Gil’s activism saw him play a key role in the campaign to have Martin Luther King’s birthday marked as a national holiday. He was also a vocal supporter of the international labour movement as was evident in works like “Blue Collar” and “3 Miles Down”.

The specific political commentary in his work covered the Watergate scandal (in “H20 Gate Blues”), the election of Reagan in “B Movie” and the decline of the civil rights movement in “Winter in America”. Songs like “Johannesburg” voiced his opposition for to the apartheid regime, while “Work for Peace” condemned the first invasion of Iraq in 1991.

Heron didn’t start hip hop and never claimed to but he did try to guide it. His 1992 track “Message to the Messengers” provided an open letter to rappers expressing his concerns about misogyny and gangsterism.

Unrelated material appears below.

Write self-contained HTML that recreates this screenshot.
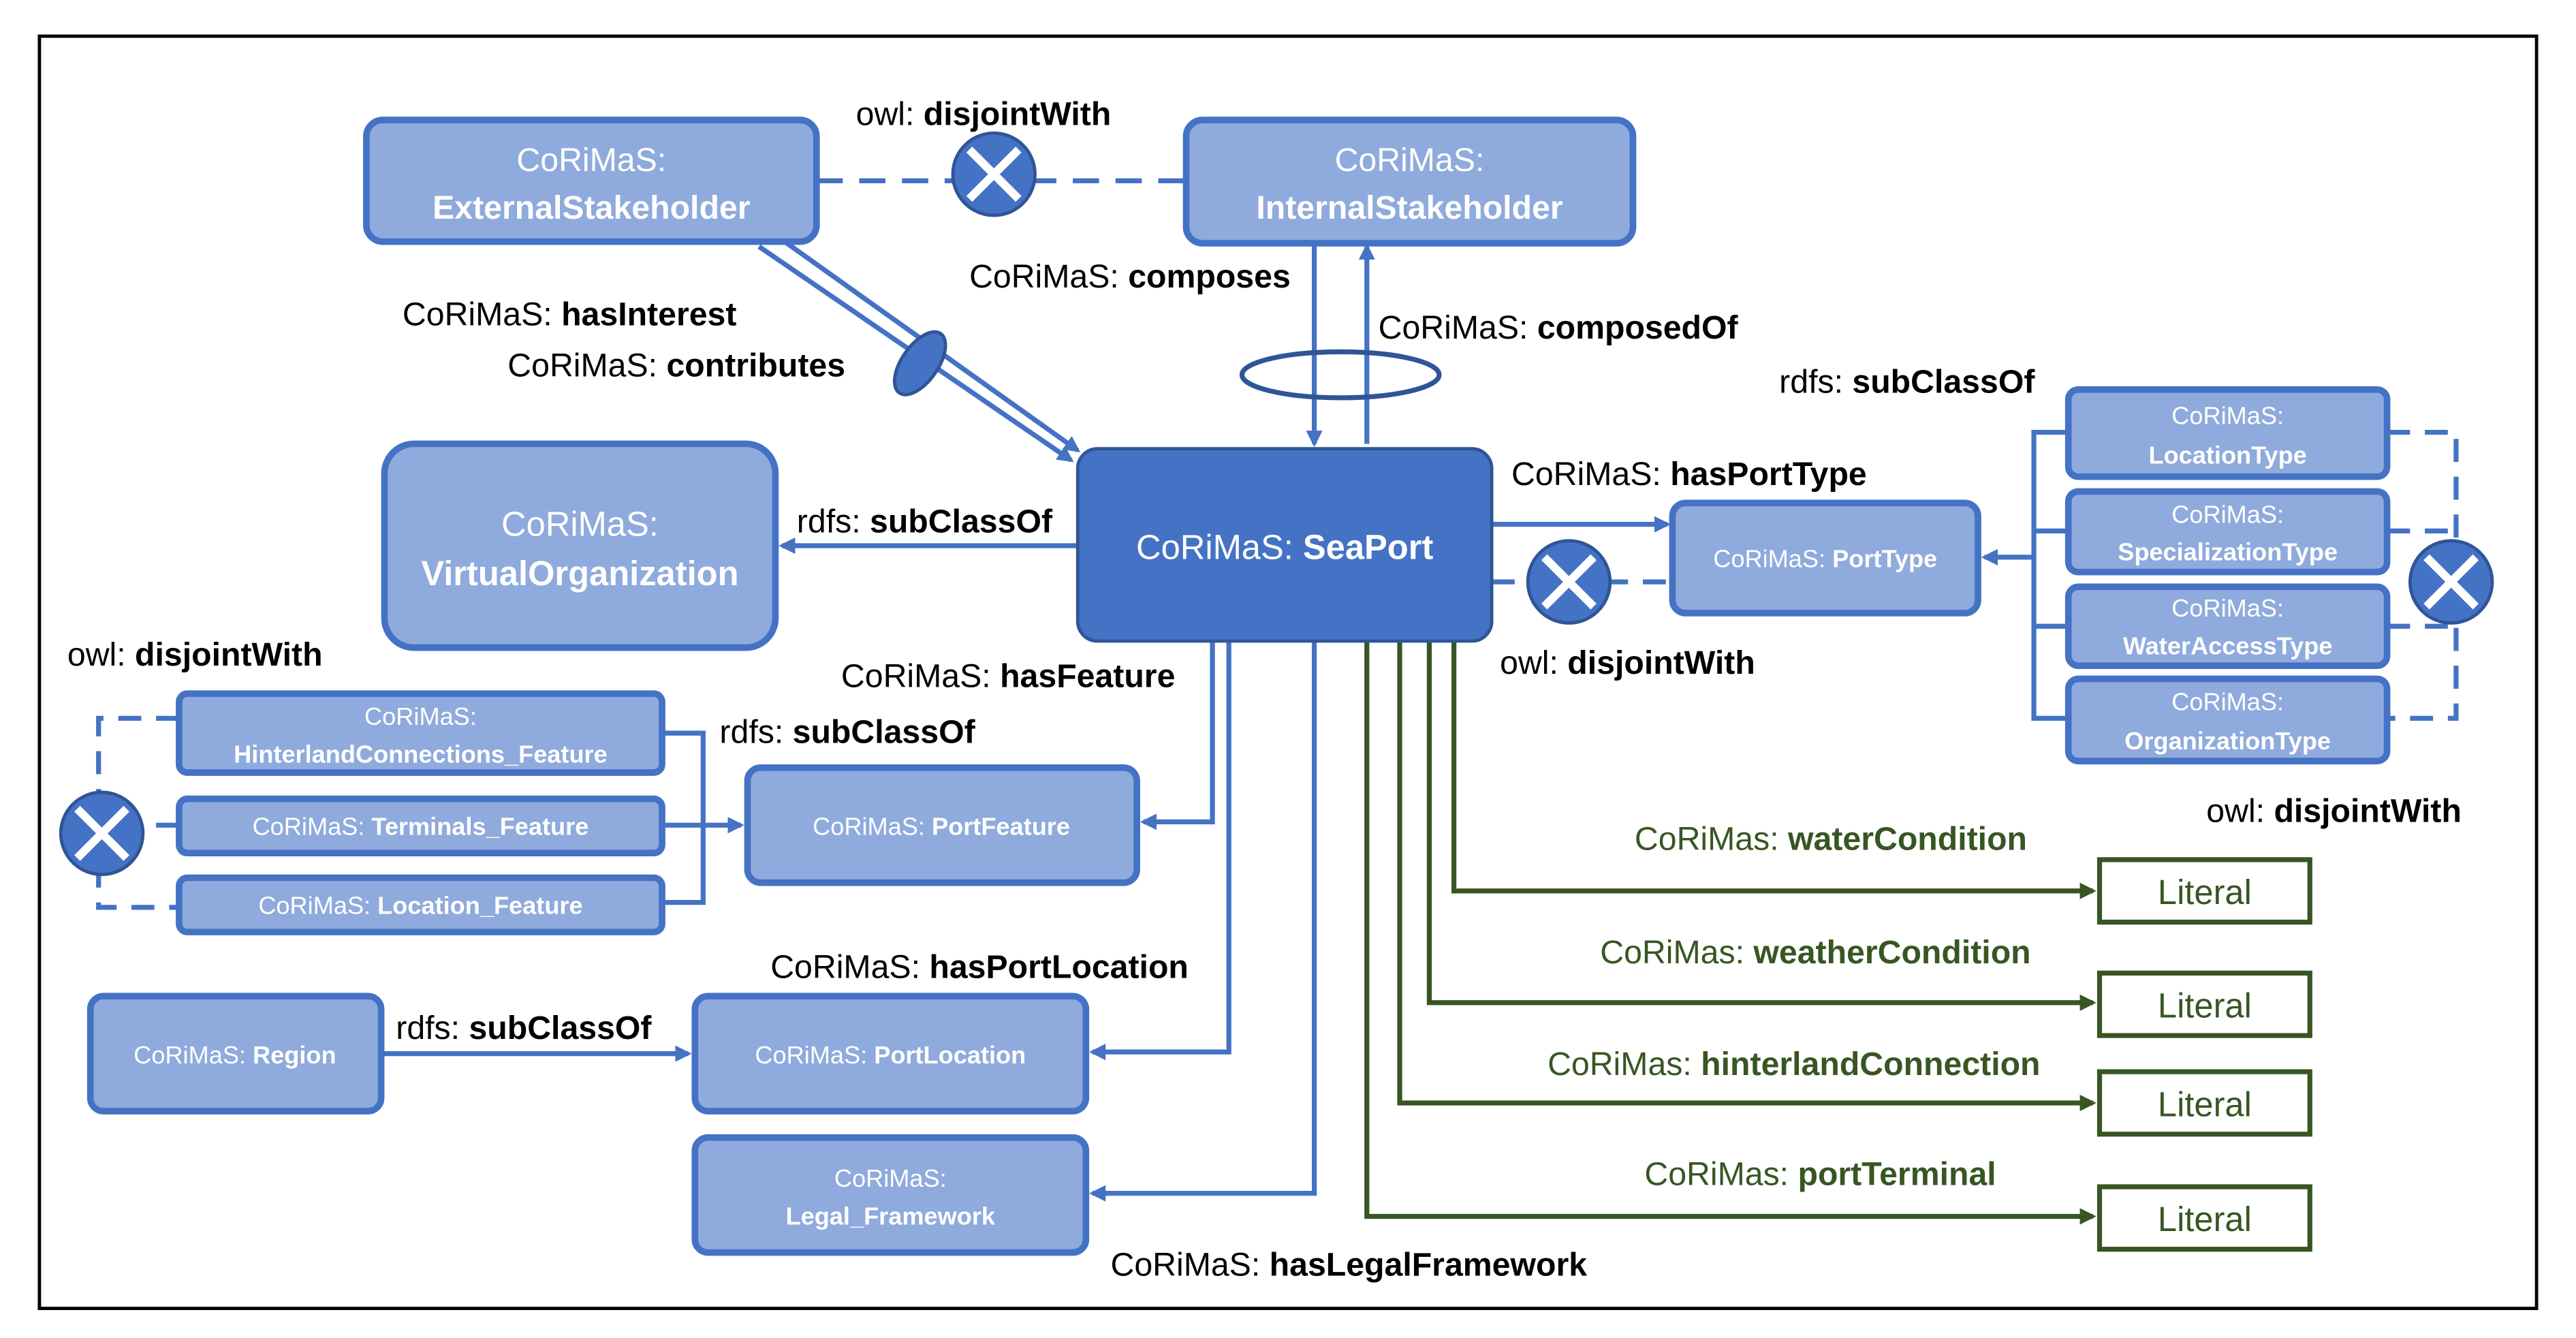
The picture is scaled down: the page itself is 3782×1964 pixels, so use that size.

It largely fell on deaf ears, as was evident in the “Ghetto Fabulous” mentality that took over, it did provide the basis for Talib Kweli’s 1995 “The Manifesto” which was a 10-point programme for conscious Hip Hop.

The lack of recognition and appreciation for Gil Scott-Heron was highlighted by his recent imprisonment for cocaine possession. He struggled with addiction for decades, and his candid attitude about his weakness made him an easy target for the authorities.

The music press acclaim for his 2010 album, “I’m New Here” seems like praise out of obligation for overlooking him for the majority of his career. He produced work which was far more deserving of praise. But late praise is better than none at all. The world of music is a better place for his contribution and he should be sorely missed.